Introducing Orosound Tilde earphones.  So, you may be asking yourself, “what are Orosound Tilde earphones and why do I care?”  Well, the Tilde earphones are “designed to control distracting ambient noise levels, help you focus on the sounds you want, and connect via Bluetooth to phones and wireless audio devices.”  And that means what?  Essentially, Tilde earphones are portable noise cancellation devices that allow wearers to adjust the level of ambient noise immediately around themselves, with attached earbuds through which the wearer can listen to music or take phone calls.

The device is “designed specifically to help workers ‘listen to the sounds that matter and tune out the rest.’”  As the promotional literature explains, “84 percent of people complain about workplace noise levels and 80 percent say ‘they struggle to concentrate because of background noise.’”  That is, Tilde’s reason for being is to address growing worker displeasure over distracting noise that intereferes with them doing their work–a situation that has been exacerbated, no doubt, by the seemingly universal adoption of open plan work spaces.  If the earphones work as described, Tilde should be a hit.  Certainly the developers are well on their way to start making and selling the first run, as they are on the mark to satisfy their Kickstarter fundraising goal.

If only one could have a Kickstarter campaign for a workplace design with walls and ceilings and doors and no need for personal noise cancellation earphones.

Why do elderly people with otherwise normal hearing have difficulty hearing some conversations?

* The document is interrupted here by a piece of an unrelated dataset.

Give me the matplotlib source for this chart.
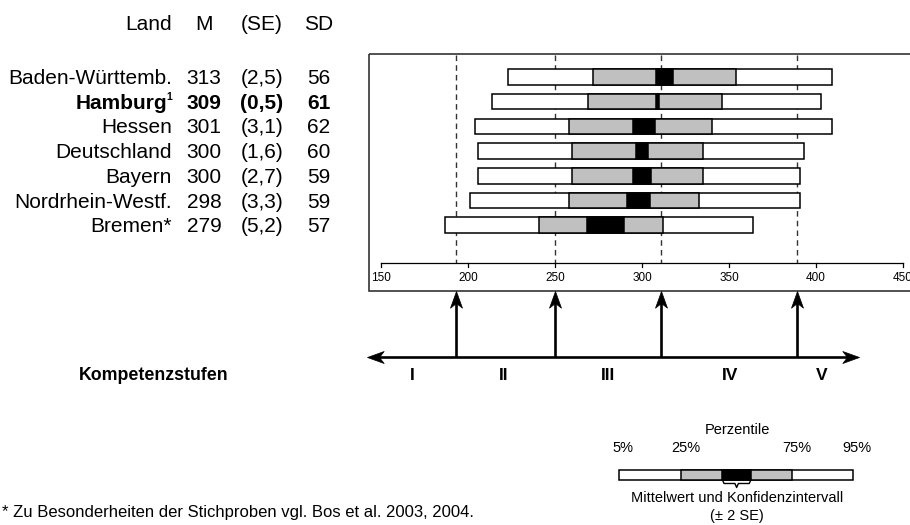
import numpy as np
import matplotlib
matplotlib.use("Agg")
import matplotlib.pyplot as plt
from matplotlib.patches import Rectangle
from matplotlib.path import Path
from matplotlib.markers import MarkerStyle
from matplotlib.transforms import Affine2D

plt.rcParams['font.family'] = ['Liberation Sans', 'DejaVu Sans']

# Daten
laender = ["Baden-Württemb.", "Hamburg", "Hessen", "Deutschland", "Bayern", "Nordrhein-Westf.", "Bremen*"]
mittel = [313, 309, 301, 300, 300, 298, 279]
se = [2.5, 0.5, 3.1, 1.6, 2.7, 3.3, 5.2]
sd = [56, 61, 62, 60, 59, 59, 57]
p05 = [223, 214, 204, 206, 206, 201, 187]
p25 = [272, 269, 258, 260, 260, 258, 241]
p75 = [354, 346, 340, 335, 335, 333, 312]
p95 = [409, 403, 409, 393, 391, 391, 364]

stufen_grenzen = [193, 250, 311, 389]
stufen = ["I", "II", "III", "IV", "V"]
stufen_pos = [168, 220.5, 280.5, 350.5, 403.5]
ticks = [150, 200, 250, 300, 350, 400, 450]
pfeil_bereich = [142, 425]

# pixel -> score (x), y bleibt in pixel
def sx(px):
    return 150 + (px - 381) / 1.74

GRAU = "#c0c0c0"
DUNKEL = "#333333"

fig = plt.figure(figsize=(9.1, 5.25), dpi=100)
ax = fig.add_axes([0, 0, 1, 1])
ax.set_xlim(sx(0), sx(910))
ax.set_ylim(525, 0)
ax.axis('off')

# rahmen
ax.add_patch(Rectangle((sx(369), 54), sx(930) - sx(369), 291 - 54, fill=False,
                       edgecolor=DUNKEL, lw=1.2, clip_on=False, zorder=1))

# gestrichelte stufengrenzen
for g in stufen_grenzen:
    ax.plot([g, g], [55, 262.5], color=DUNKEL, lw=1, dashes=(4, 3), zorder=2)

# balken
row_y = [77 + 24.7 * i for i in range(len(laender))]
h = 15.5
for i, y in enumerate(row_y):
    lo, hi = mittel[i] - 2 * se[i], mittel[i] + 2 * se[i]
    ax.add_patch(Rectangle((p05[i], y - h / 2), p95[i] - p05[i], h, facecolor="white",
                           edgecolor="black", lw=1.1, zorder=3))
    ax.add_patch(Rectangle((p25[i], y - h / 2), p75[i] - p25[i], h, facecolor=GRAU,
                           edgecolor="black", lw=1.1, zorder=4))
    ax.add_patch(Rectangle((lo, y - h / 2), hi - lo, h, facecolor="black",
                           edgecolor="black", lw=1.1, zorder=5))

# skala
ax.plot([ticks[0], ticks[-1]], [262.5, 262.5], color="black", lw=0.9, zorder=3)
for t in ticks:
    ax.plot([t, t], [262.5, 267], color="black", lw=0.9, zorder=3)
    ax.text(t, 278, str(t), ha="center", va="center", fontsize=8.5)

# tabelle
kw = dict(va="center", fontsize=15)
ax.text(sx(172), 25, "Land", ha="right", **kw)
ax.text(sx(204), 25, "M", ha="center", **kw)
ax.text(sx(262), 25, "(SE)", ha="center", **kw)
ax.text(sx(319), 25, "SD", ha="center", **kw)
for i, y in enumerate(row_y):
    fw = "bold" if laender[i] == "Hamburg" else "normal"
    yt = y + 1.5
    if laender[i] == "Hamburg":
        ax.text(sx(167), yt, laender[i], ha="right", fontweight=fw, **kw)
        ax.text(sx(172.5), yt - 6, "1", ha="right", va="center", fontsize=7.5, fontweight=fw)
    else:
        ax.text(sx(172), yt, laender[i], ha="right", fontweight=fw, **kw)
    ax.text(sx(204), yt, str(mittel[i]), ha="center", fontweight=fw, **kw)
    ax.text(sx(262), yt, "(" + f"{se[i]:.1f}".replace(".", ",") + ")", ha="center", fontweight=fw, **kw)
    ax.text(sx(319), yt, str(sd[i]), ha="center", fontweight=fw, **kw)

# pfeilspitzen
spitze = Path([(0, 0), (-1, 0.36), (-0.72, 0), (-1, -0.36), (0, 0)],
              [Path.MOVETO, Path.LINETO, Path.LINETO, Path.LINETO, Path.CLOSEPOLY])

def kopf(x, y, winkel):
    m = MarkerStyle(spitze, transform=Affine2D().rotate_deg(winkel))
    ax.plot([x], [y], marker=m, markersize=24, color="black", mec="black", mew=0.5,
            clip_on=False, zorder=6)

y_pfeil = 356.7
ax.plot([pfeil_bereich[0] + 5, pfeil_bereich[1] - 5], [y_pfeil, y_pfeil], color="black",
        lw=1.9, solid_capstyle="butt", clip_on=False)
kopf(pfeil_bereich[0], y_pfeil, 180)
kopf(pfeil_bereich[1], y_pfeil, 0)
for g in stufen_grenzen:
    ax.plot([g, g], [y_pfeil, 299], color="black", lw=1.9, solid_capstyle="butt")
    kopf(g, 291, 90)

for s, p in zip(stufen, stufen_pos):
    ax.text(p, 376, s, ha="center", va="center", fontsize=12.5, fontweight="bold")
ax.text(sx(229), 376, "Kompetenzstufen", ha="right", va="center", fontsize=12.8, fontweight="bold")

# legende
lg = [sx(619.3), sx(681), sx(722.3), sx(751), sx(791.7), sx(853.3)]
ly, lh = 474.5, 10
ax.add_patch(Rectangle((lg[0], ly - lh / 2), lg[5] - lg[0], lh, facecolor="white", edgecolor="black", lw=1.1))
ax.add_patch(Rectangle((lg[1], ly - lh / 2), lg[4] - lg[1], lh, facecolor=GRAU, edgecolor="black", lw=1.1))
ax.add_patch(Rectangle((lg[2], ly - lh / 2), lg[3] - lg[2], lh, facecolor="black", edgecolor="black", lw=1.1))
b0, b1 = lg[2], lg[3]
bm = (b0 + b1) / 2
yb = ly + lh / 2
ax.plot([b0, b0 + 1, bm - 1, bm, bm + 1, b1 - 1, b1],
        [yb, yb + 4, yb + 4, yb + 8, yb + 4, yb + 4, yb], color="black", lw=1)

ax.text(sx(737), 430, "Perzentile", ha="center", va="center", fontsize=10.5)
for lab, px in zip(["5%", "25%", "75%", "95%"], [623, 686, 797, 857]):
    ax.text(sx(px), 448, lab, ha="center", va="center", fontsize=10.5)
ax.text(sx(737), 498, "Mittelwert und Konfidenzintervall", ha="center", va="center", fontsize=10.5)
ax.text(sx(737), 516, "(± 2 SE)", ha="center", va="center", fontsize=10.5)

ax.text(sx(2), 512, "* Zu Besonderheiten der Stichproben vgl. Bos et al. 2003, 2004.",
        ha="left", va="center", fontsize=12)

fig.savefig("out.png", dpi=100)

Background noise to blame for the elderly being unable to keep up with conversations.  The Express reports on a University of Maryland study that found that “adults aged 61-73 with normal hearing scored significantly worse on speech understanding in noisy environments than adults aged 18-30 with normal hearing.”  The study’s authors stated that the “ageing midbrain and cortex is part of ongoing research into the so-called cocktail party problem, or the brain’s ability to focus on and process a particular stream of speech in the middle of a noisy environment.”  Because many older people who are affected by the “cocktail party problem” have normal hearing, the study notes that talking louder doesn’t help.  If an older person can see the person he or she is speaking to, visual cues can help, as well as the obvious–make the environment quieter.

Sadly, many restaurants, bars, and some coffee shops are just too noisy for older people to be able to hear well and participate in conversation.  Organized efforts to push back against unnecessary noise are gaining a toehold in the public sphere, but more needs to be done.  Until things improve, New Yorkers can find some respite by visiting our sister site, Quiet City Maps, for a guide to New York City’s quieter spaces (and a heads-up for places to avoid).

And don’t forget that if a restaurant or coffee shop is too noisy because of loud music, ask them to lower it.  If they don’t, leave and tell them why you won’t be coming back.  Push back starts with your wallet.

Link via @QuietEdinburgh.

UK charity, Action on Hearing Loss, is taking on extraneous and unnecessary noise:

How to Combat the Background Noise in Restaurants.

The article discusses Action on Hearing Loss’s “Speak Easy” campaign which takes aim at high noise levels in restaurant chains.  The charity conducted a survey of nearly 1,500 people across the UK and found that “eight out of ten people have left a restaurant, cafe or pub early due to noise levels” and that 91% said that they “would not return to a venue they considered to be too noisy.”  Armed with the statistics, the charity “produced a practical guide to help the catering industry improve customer experience levels with noise reduction measures.”  This is a brilliant approach to an often ignored problem.  Kudos to Action on Hearing Loss.